Whatever the result, Rosse said that he did "not anticipate an enormous number of staff layoffs."

In fact, Stanford experiences about 15 to 17 percent turnover annually, so "permitting a year and a half's attrition to take place does not yield a whole lot of layoffs," Rosse said.

More than 400 positions were eliminated during repositioning, and after taking into account early retirements and staff members who found other jobs in the university, a total of 144 were actually forced to go, he said.

"We're going to press hard" to give hiring preference to those whose jobs are disappearing, Rosse said.

He said that it is not widely known that over a "reasonably comparable period" the university actually had more layoffs than it did during repositioning, the result of the natural ebb and flow of research and construction projects.

Rosse also said layoffs of tenured faculty were "not planned."

"There's no intention, I want to say emphatically, for us to violate tenure.

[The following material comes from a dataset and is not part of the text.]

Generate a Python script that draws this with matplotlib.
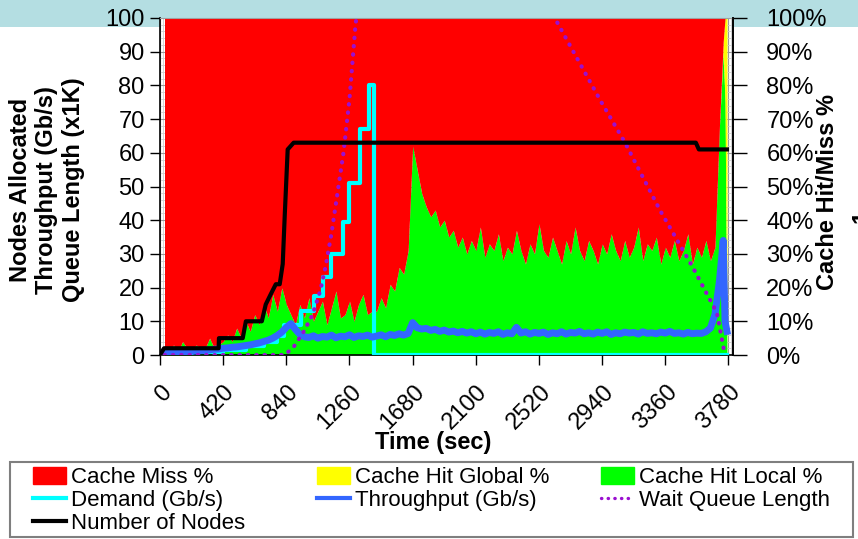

"Whatever actions we take will be program based and will be keyed around how best to put together the strongest institution," he said.

"We will be very, very, very careful and cautious about protecting our investment in faculty, both at the junior level, where we could wipe out 10 years [of building] in one fell swoop, and the senior level."

If academic programs are cut, it will be done over a period of time so that students are still able to complete their degrees.